DULUTH - When Lt. Jeff Johnson cleaned out his locker at the dilapidated Fire Station 7 on Ga. Highway 120, he didn't think about the dinners he shared with his fellow firefighters or the people he has encountered over the years.
He didn't think about the ghosts from the cemetery outside - the ones who slept in graves on eye level with the sleeping firefighters.
Instead, he just thought about the future, about the beautiful new station on Bunten Road that would mean better equipment, better health conditions and some room to spread out.
"I have been so excited about this new station," Johnson said, saying the only thing he will miss about the old location is the wildlife that would come up behind it.
The new station has a separate room for turnout gear and a climate-controlled weight room, both of which were in the old station's engine bays and would be covered with diesel exhaust whenever the fire engine or ambulance were turned on.
It has three times the square footage of the old station, a community room, a bunk room with individual compartments and a separate restroom for women firefighters.
Most importantly for the firefighters who think they should be chefs, it has a commercial-grade kitchen with double ovens.
"Everything was getting a little run down," Johnson said of the 30-year-old former station, where the problems even reached the kitchen sink.
"This is a palace, no doubt," driver engineer Mike Martin added.
While the new digs are much more comfortable for the crew, the new station also expands coverage to a growing area of Gwinnett featuring the Arena at Gwinnett Center, hotels and businesses and the Sugarloaf Country Club.
The new station features a new ladder truck - a 100-foot monster engine that will allow firefighters to tackle big fires in tall buildings.
On top of the arena coverage, the ladder truck is the second to arrive at incidents at Discover Mills and Gwinnett Place malls, Johnson said.
In its first week in service, the ladder truck was called to 25 incidents.
"I know we haven't slept much," the lieutenant said.
According to Capt.

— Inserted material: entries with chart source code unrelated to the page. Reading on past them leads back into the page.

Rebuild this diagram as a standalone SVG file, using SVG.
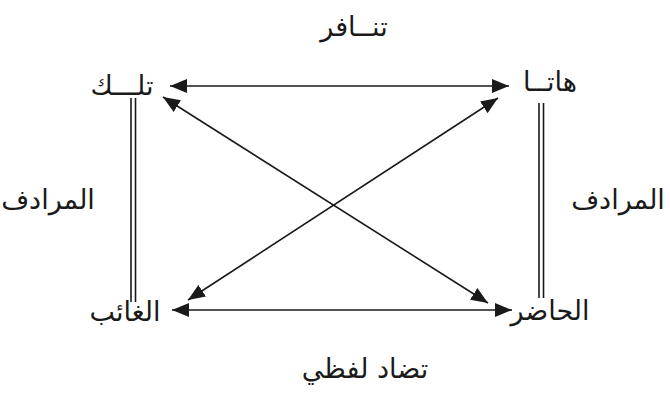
<svg xmlns="http://www.w3.org/2000/svg" width="670" height="399" viewBox="0 0 670 399">
<defs>
<marker id="ah" markerUnits="userSpaceOnUse" markerWidth="17" markerHeight="14" viewBox="0 0 17 14" refX="17" refY="7" orient="auto-start-reverse">
<path d="M0,0 L17,7 L0,14 Z" fill="#1a1a1a"/>
</marker>
</defs>
<style>
.t{font-family:"DejaVu Sans","Noto Sans",sans-serif;font-size:27px;fill:#1a1a1a;text-anchor:middle}
.c{stroke:#1a1a1a;stroke-width:1.6;fill:none}
.a{marker-start:url(#ah);marker-end:url(#ah)}
</style>
<rect width="670" height="399" fill="#ffffff"/>
<g id="connectors">
<line class="c a" x1="170" y1="86" x2="509" y2="86"/>
<line class="c a" x1="172" y1="310" x2="512" y2="310"/>
<line class="c a" x1="163" y1="97" x2="488" y2="303"/>
<line class="c a" x1="498" y1="98" x2="188" y2="300"/>
<line class="c" x1="131" y1="98" x2="131" y2="302"/>
<line class="c" x1="135.5" y1="98" x2="135.5" y2="302"/>
<line class="c" x1="539" y1="103" x2="539" y2="298"/>
<line class="c" x1="543.5" y1="103" x2="543.5" y2="298"/>
</g>
<g id="node-tilka"><text class="t" x="122" y="95">تلـــك</text></g>
<g id="node-hata"><text class="t" x="550" y="91">هاتــا</text></g>
<g id="node-ghaib"><text class="t" x="125" y="321">الغائب</text></g>
<g id="node-hadir"><text class="t" x="550" y="320">الحاضر</text></g>
<g id="label-tanafur"><text class="t" x="354" y="36">تنــافر</text></g>
<g id="label-tadad"><text class="t" x="365" y="378">تضاد لفظي</text></g>
<g id="label-muradif-left"><text class="t" x="48" y="209">المرادف</text></g>
<g id="label-muradif-right"><text class="t" x="618" y="209">المرادف</text></g>
</svg>
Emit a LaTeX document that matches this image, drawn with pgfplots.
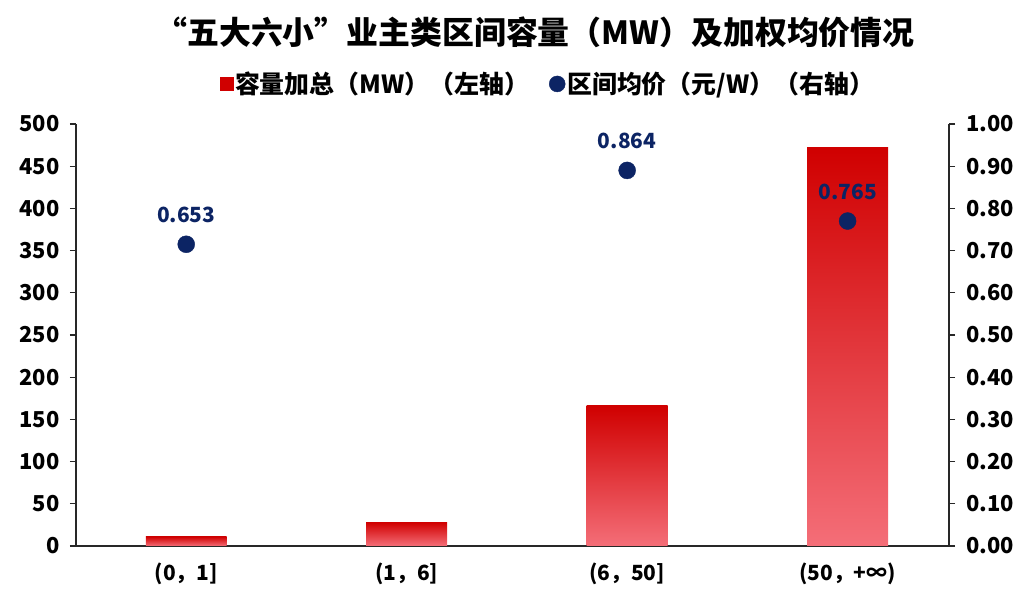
\documentclass[border=0pt]{standalone}
\usepackage{pgfplots}
\pgfplotsset{compat=1.18}
\usepackage{fontspec}
\setmainfont{Noto Sans CJK SC}
\definecolor{barTop}{RGB}{208,0,0}
\definecolor{barMid}{RGB}{236,26,38}
\definecolor{barBot}{RGB}{244,110,120}
\definecolor{navy}{RGB}{12,36,100}
\definecolor{axisgray}{RGB}{40,40,40}
\pgfplotsset{
  redbar/.style={ybar, bar shift=0pt, bar width=0.367, draw=none,
    top color=barTop, middle color=barMid, bottom color=barBot},
}
\begin{document}
\begin{tikzpicture}
\fill[white] (0,0) rectangle (1024bp,596bp);
\useasboundingbox (0,0) rectangle (1024bp,596bp);
\node[font=\fontsize{32}{38}\selectfont\bfseries] at (535bp,564bp) {“五大六小”业主类区间容量（MW）及加权均价情况};
\begin{axis}[
  at={(76bp,50bp)}, anchor=south west,
  scale only axis, width=873bp, height=422bp,
  xmin=-0.5, xmax=3.46, ymin=0, ymax=500,
  axis y line*=left, axis x line*=bottom,
  axis line style={-, axisgray, line width=1.3bp},
  ytick={0,50,100,150,200,250,300,350,400,450,500},
  xtick={0,1,2,3},
  xticklabels={{(0，1]},{(1，6]},{(6，50]},{(50，+∞)}},
  tick align=outside, major tick length=6bp,
  tick style={axisgray, line width=1.3bp},
  xtick style={draw=none},
  /pgf/number format/assume math mode=true,
  yticklabel style={font=\fontsize{22}{24}\selectfont\bfseries, xshift=-7bp},
  xticklabel style={font=\fontsize{21}{24}\selectfont\bfseries, yshift=-7bp},
  legend columns=2,
  legend cell align=left,
  legend style={at={(0.5405,1.095)}, anchor=center, draw=none, fill=none,
    font=\fontsize{25}{28}\selectfont\bfseries,
    /tikz/every even column/.append style={column sep=18bp}},
]
\addlegendimage{legend image code/.code={\fill[barTop] (2bp,-6.5bp) rectangle (15bp,6.5bp);}}
\addlegendentry{容量加总（MW）（左轴）}
\addlegendimage{only marks, mark=*, mark size=8bp, navy}
\addlegendentry{区间均价（元/W）（右轴）}
\addplot[redbar, forget plot] coordinates {(0,11)};
\addplot[redbar, forget plot] coordinates {(1,28)};
\addplot[redbar, forget plot] coordinates {(2,166)};
\addplot[redbar, forget plot] coordinates {(3,472)};
\end{axis}
\begin{axis}[
  at={(76bp,50bp)}, anchor=south west,
  scale only axis, width=873bp, height=422bp,
  xmin=-0.5, xmax=3.46, ymin=0, ymax=1,
  axis y line*=right, axis x line=none,
  axis line style={-, axisgray, line width=1.3bp},
  ytick={0,0.1,0.2,0.3,0.4,0.5,0.6,0.7,0.8,0.9,1.0},
  tick align=outside, major tick length=6bp,
  tick style={axisgray, line width=1.3bp},
  /pgf/number format/fixed,
  /pgf/number format/fixed zerofill,
  /pgf/number format/precision=2,
  /pgf/number format/assume math mode=true,
  yticklabel style={font=\fontsize{22}{24}\selectfont\bfseries, xshift=8bp},
]
\addplot[only marks, mark=*, mark size=8.5bp, navy,
  nodes near coords, point meta=explicit symbolic,
  every node near coord/.append style={font=\fontsize{21}{24}\selectfont\bfseries, text=navy, inner sep=0pt, anchor=south, yshift=21bp}]
  coordinates {(0,0.715)[0.653] (2,0.890)[0.864] (3,0.770)[0.765]};
\end{axis}
\end{tikzpicture}
\end{document}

Thomas Rutledge, the spokesman for Gwinnett Fire and Emergency Services, the station's $2.75 million construction costs were 12 percent below the budget. And in keeping with the station's "lucky number seven" reputation, it was completed seven weeks early.
The ladder truck was another $828,000, paid for with county sales tax funds, and it caused the station's personnel to be increased from six per shift to 11 per shift.
"We hope people are proud of their station," Rutledge said.
Ed Gutknecht, a Duluth man, stopped by Monday to welcome the firefighters to the neighborhood and asked if his grandson could see the ladder truck.
"I think it's outstanding," he said of the new station.